DocumentCloud and the Overview Project

DocumentCloud is an exciting project created with funding from The Knight Foundation (below from the FAQ):

DocumentCloud is both a repository of primary source documents and a tool for document-based investigative reporting. Think of the repository as a card catalog for primary source documents. We’re building tools that accelerate the work of reporters who need to make sense of large sets of documents. (You can use it on small sets, too.)

The software in use by DocumentCloud is available for use by others (see and the software and service of DocumentCloud is being used in other applications, like Overview (below from the About page):

Overview is an open-source tool to help journalists find stories in large amounts of data, by cleaning, visualizing and interactively exploring large document and data sets. Whether from government transparency initiatives, leaks or Freedom of Information requests, journalists are drowning in more documents than they can ever hope to read.

There are good tools for searching within large document sets for names and keywords, but that doesn’t help find stories we’re not looking for. Overview will display relationships among topics, people, places and dates to help journalists to answer the question, “What’s in there?”

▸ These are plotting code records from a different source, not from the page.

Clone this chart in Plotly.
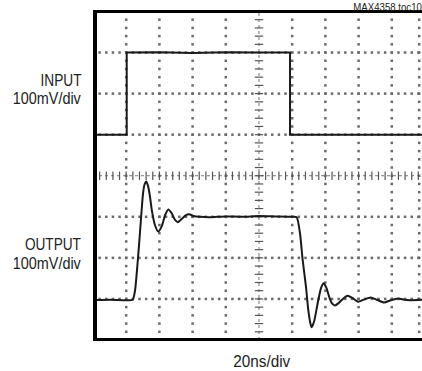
import numpy as np
import plotly.graph_objects as go

# ---- data (time in ns, amplitude in mV) ----
input_t = [0, 20.3, 20.3, 40, 60, 80, 100, 118.7, 118.7, 150, 198.2]
input_mv = [0, 0, 200, 201, 199, 201, 200, 200, 0, 0, 0]

output_t = [0, 10, 20, 23.9, 25.3, 26.5, 27.7, 29.0, 30.1, 31.0, 32.1, 33.1, 34.3,
            35.4, 37.3, 39.3, 41.5, 43.5, 45.4, 47.5, 49.3, 51.1, 53.5, 56, 58.0,
            60.5, 64.5, 70, 80, 90, 100, 110, 120, 122.7, 124.7, 126.3, 128.3,
            129.7, 131.0, 131.7, 133.2, 135.7, 137.5, 139.0, 140.5, 142.3, 144,
            145.8, 148, 150.5, 153.3, 156.5, 159.8, 163.5, 167.3, 171, 175.4,
            179.5, 183.9, 187.5, 191, 198.2]
output_mv = [-3, -2, -3, -2, 20, 70, 130, 200, 255, 278, 286, 276, 250,
             217, 180, 164, 178, 205, 218, 208, 193, 187, 195, 204, 206,
             202, 200, 199, 201, 200, 202, 201, 200, 199, 160, 95, 30,
             -27, -60, -69, -55, -3, 28, 38, 28, 5, -11,
             -16, -10, 0, 8, 2, -7, -1, 3.5, -2, -8.7,
             -3, 1, -2, -3, -2]

input_offset = 500    # screen position of input ground (mV on 800 mV screen)
output_offset = 100   # screen position of output ground

# graticule: 20 ns/div, 100 mV/div
x_div = [20, 40, 60, 80, 120, 140, 160, 180, 196.5]
y_div = [100, 200, 300, 500, 600, 700]
x_center = 100
y_center = 400

fig = go.Figure()

# dotted graticule
gx, gy = [], []
for xv in x_div:
    for yv in np.arange(0, 801, 20):
        gx.append(xv); gy.append(yv)
for yv in y_div:
    for xv in np.arange(0, 201, 4):
        gx.append(xv); gy.append(yv)
fig.add_trace(go.Scatter(x=gx, y=gy, mode="markers",
                         marker=dict(symbol="square", size=2.5, color="#6a6a6a", line=dict(width=0)),
                         hoverinfo="skip"))

# center cross lines
fig.add_trace(go.Scatter(x=[0, 200], y=[y_center, y_center], mode="lines",
                         line=dict(color="#777", width=1, dash="dot"), hoverinfo="skip"))
fig.add_trace(go.Scatter(x=[x_center, x_center], y=[0, 800], mode="lines",
                         line=dict(color="#777", width=1, dash="dot"), hoverinfo="skip"))
tx = np.arange(0, 201, 4)
fig.add_trace(go.Scatter(x=tx, y=[y_center] * len(tx), mode="markers",
                         marker=dict(symbol="line-ns", size=6, line=dict(width=1.2, color="#555")),
                         hoverinfo="skip"))
ty = np.arange(0, 801, 20)
fig.add_trace(go.Scatter(x=[x_center] * len(ty), y=ty, mode="markers",
                         marker=dict(symbol="line-ew", size=6, line=dict(width=1.2, color="#555")),
                         hoverinfo="skip"))

# signals
fig.add_trace(go.Scatter(x=input_t, y=[v + input_offset for v in input_mv], mode="lines",
                         line=dict(color="#1a1a1a", width=2), hoverinfo="skip"))
fig.add_trace(go.Scatter(x=output_t, y=[v + output_offset for v in output_mv], mode="lines",
                         line=dict(color="#1a1a1a", width=2, shape="spline", smoothing=0.6),
                         hoverinfo="skip"))

font_family = "Liberation Sans, Arial, sans-serif"

fig.update_layout(
    width=422, height=371,
    margin=dict(l=97, r=0, t=13, b=33),
    paper_bgcolor="white", plot_bgcolor="white",
    showlegend=False,
    font=dict(family=font_family, color="#222"),
    xaxis=dict(range=[2.41, 198.2], showgrid=False, zeroline=False, showticklabels=False,
               ticks="", showline=True, linecolor="black", linewidth=3, mirror=True),
    yaxis=dict(range=[4.87, 796.3], showgrid=False, zeroline=False, showticklabels=False,
               ticks="", showline=True, linecolor="black", linewidth=4, mirror=False),
)

PW, PH, L, B = 325.0, 325.0, 97.0, 338.0

def ann(text, cx, cy, size):
    # cx, cy: pixel centre of the label in the page
    fig.add_annotation(text=text, x=(cx - L) / PW, y=(B - cy) / PH, xref="paper", yref="paper",
                       xanchor="center", yanchor="middle", showarrow=False,
                       font=dict(size=size, family=font_family, color="#222"))

ann("INPUT", 61, 80.5, 16)
ann("100mV/div", 47, 99, 16)
ann("OUTPUT", 53, 244.5, 16)
ann("100mV/div", 47, 263.5, 16)
ann("20ns/div", 262, 361, 16.5)
ann("MAX4358 toc107", 390, 7, 10.5)

post = """
document.body.style.margin='0';
var gd = document.getElementById('{plot_id}');
var widths = {'INPUT':41, '100mV/div':68, 'OUTPUT':56, '20ns/div':57, 'MAX4358 toc107':74};
gd.querySelectorAll('text.annotation-text').forEach(function(t){
  var w = widths[t.textContent];
  if (w) { t.setAttribute('textLength', w); t.setAttribute('lengthAdjust', 'spacingAndGlyphs'); }
});
"""

fig.write_html("out.html", post_script=post, config={"displayModeBar": False})
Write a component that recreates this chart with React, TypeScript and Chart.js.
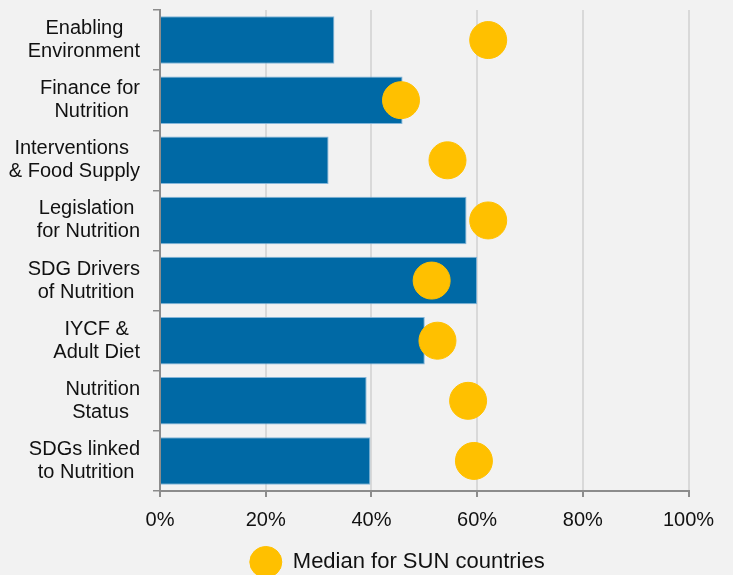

We’re building an interactive system where computers do the visualization, while a human guides the exploration. We will also produce documentation and training to help people learn how to use this system. The goal is to make this capability available to anyone who needs it.

With Overview also funded by the Knight Foundation and the AP, both projects specifically focus on journalists. The technologies and functionality are applicable for all fields, so it’s extremely exciting to see these new tools and the new work that they and others could enable.